Thursday, April 30, 2015

Global Summer School at IaaC

The Institute for Advanced Architecture is proud to announce the 2015 edition of the Global Summer School- Urban Protocols
This year, one outstanding participant will be awarded a full scholarship to the Masters of Advanced Architecture at the Institute for Advanced Architecture of Catalonia.

The Global Summer School (GSS) is a platform defined by ambitious, multiscalar investigation into the implications of emergent techniques on our planned environments.  Each year, international teams located in key cities around the globe explore a common agenda with projects that are deeply embedded in diverse local conditions.  Because of this, participants have an international laboratory to test their design hypothesis, understanding how design conclusions derived locally can be tested and evolved globally in different cities where other teams reside.  This intensive two-week course connects each participant to ongoing research agendas in robotics, simulation, physical computing, parametric design, digital fabrication, and other relevant emerging design methodologies.  Specific emphasis is placed on understanding the multiscalar implications of design conclusions, thus creating critical research advanced on the application of new technologies in design.
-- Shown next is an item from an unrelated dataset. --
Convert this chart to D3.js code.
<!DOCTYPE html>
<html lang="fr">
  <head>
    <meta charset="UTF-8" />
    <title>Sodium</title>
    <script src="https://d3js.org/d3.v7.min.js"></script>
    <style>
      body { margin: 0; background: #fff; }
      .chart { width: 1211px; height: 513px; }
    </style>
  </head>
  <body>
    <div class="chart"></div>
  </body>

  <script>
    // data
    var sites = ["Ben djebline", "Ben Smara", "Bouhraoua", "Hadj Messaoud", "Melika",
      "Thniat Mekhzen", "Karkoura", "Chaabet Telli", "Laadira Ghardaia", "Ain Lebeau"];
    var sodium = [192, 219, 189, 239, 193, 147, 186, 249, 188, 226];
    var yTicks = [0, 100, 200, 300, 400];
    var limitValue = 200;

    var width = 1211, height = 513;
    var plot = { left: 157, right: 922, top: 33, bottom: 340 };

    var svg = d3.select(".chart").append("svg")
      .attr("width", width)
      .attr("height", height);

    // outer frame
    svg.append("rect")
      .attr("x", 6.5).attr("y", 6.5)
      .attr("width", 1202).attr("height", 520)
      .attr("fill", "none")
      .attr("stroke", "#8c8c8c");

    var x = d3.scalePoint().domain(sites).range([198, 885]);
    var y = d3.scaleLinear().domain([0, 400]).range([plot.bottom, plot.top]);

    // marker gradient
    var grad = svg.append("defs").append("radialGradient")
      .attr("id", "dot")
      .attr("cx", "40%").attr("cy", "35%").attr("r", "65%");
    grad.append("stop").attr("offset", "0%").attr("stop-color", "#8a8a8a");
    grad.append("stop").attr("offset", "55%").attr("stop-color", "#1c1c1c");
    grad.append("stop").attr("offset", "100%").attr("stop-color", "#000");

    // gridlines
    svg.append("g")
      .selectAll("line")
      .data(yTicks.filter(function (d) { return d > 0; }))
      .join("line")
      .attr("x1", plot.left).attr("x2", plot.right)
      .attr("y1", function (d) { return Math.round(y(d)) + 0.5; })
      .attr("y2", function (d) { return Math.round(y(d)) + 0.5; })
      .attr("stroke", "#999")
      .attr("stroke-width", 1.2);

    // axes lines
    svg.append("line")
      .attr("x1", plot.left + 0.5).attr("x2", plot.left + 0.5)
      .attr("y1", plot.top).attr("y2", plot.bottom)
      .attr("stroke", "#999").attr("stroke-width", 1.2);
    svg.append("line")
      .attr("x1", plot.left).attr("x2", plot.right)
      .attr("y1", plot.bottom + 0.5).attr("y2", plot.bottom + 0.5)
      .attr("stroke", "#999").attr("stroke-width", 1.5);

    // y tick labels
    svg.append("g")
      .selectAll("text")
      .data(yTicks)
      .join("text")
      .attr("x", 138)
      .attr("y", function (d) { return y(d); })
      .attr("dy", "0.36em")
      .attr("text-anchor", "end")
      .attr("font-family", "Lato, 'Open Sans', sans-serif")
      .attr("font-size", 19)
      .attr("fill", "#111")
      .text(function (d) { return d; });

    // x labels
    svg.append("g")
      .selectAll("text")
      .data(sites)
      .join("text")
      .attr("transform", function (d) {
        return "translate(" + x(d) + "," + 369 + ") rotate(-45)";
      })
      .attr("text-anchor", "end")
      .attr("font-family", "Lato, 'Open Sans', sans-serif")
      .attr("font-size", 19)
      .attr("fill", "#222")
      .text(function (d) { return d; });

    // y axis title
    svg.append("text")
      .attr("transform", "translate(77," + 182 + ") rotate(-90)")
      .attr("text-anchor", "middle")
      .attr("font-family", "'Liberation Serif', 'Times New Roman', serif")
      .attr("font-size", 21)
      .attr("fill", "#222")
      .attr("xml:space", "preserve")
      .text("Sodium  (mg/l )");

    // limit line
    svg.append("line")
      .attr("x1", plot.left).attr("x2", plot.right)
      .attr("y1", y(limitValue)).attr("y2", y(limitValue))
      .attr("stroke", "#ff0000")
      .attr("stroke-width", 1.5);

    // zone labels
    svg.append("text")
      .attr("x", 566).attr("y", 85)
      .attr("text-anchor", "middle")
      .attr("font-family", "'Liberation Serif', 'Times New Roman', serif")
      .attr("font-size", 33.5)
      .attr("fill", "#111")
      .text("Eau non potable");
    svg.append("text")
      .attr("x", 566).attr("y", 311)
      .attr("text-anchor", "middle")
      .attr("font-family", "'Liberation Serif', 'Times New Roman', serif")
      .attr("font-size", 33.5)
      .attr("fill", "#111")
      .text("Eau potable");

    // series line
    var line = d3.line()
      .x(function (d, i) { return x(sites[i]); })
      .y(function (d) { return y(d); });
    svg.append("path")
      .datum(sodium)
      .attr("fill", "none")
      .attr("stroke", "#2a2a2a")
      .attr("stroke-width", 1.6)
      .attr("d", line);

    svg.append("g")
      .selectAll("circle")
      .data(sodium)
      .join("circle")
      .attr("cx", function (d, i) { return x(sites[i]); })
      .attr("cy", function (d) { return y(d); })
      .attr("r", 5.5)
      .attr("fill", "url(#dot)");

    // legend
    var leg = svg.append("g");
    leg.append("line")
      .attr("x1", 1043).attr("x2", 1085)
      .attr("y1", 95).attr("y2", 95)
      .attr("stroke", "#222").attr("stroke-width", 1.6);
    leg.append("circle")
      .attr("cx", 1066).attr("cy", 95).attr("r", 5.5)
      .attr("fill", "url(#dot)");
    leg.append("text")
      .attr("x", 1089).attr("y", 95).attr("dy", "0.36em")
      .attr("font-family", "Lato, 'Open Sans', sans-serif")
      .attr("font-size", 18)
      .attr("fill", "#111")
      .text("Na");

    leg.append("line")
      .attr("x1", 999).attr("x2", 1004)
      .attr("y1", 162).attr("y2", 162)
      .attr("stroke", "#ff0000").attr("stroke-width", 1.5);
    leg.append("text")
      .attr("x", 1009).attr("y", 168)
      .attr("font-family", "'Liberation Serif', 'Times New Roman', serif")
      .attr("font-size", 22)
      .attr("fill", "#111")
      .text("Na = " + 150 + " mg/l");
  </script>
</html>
The 2015 ‘Urban Protocols’ global agenda seeks specific strategies for constructing our future cities.  The agenda questions the urban planning methodologies of the 20th century and proposes a series of new priorities to consider when growing the next phase of our urban and suburban territories.  How can we consider the recolonization of urban spaces which are now the result of antiquated priorities and at the same time negotiate the current forces driving the growth or decay of cities?  This question will be asked in a variety of urban case studies with the desire to generate a series of proposals which are contextually, temporally, economically, and culturally relevant.  From another scale, we have to recognize the urgent necessity to radically rethink the manner in which we fabricate our habitat at an architectural level.  Spatially we have to reconsider materiality, tectonic logics, and temporality if we are to change the relationship between environmental decay and architecture.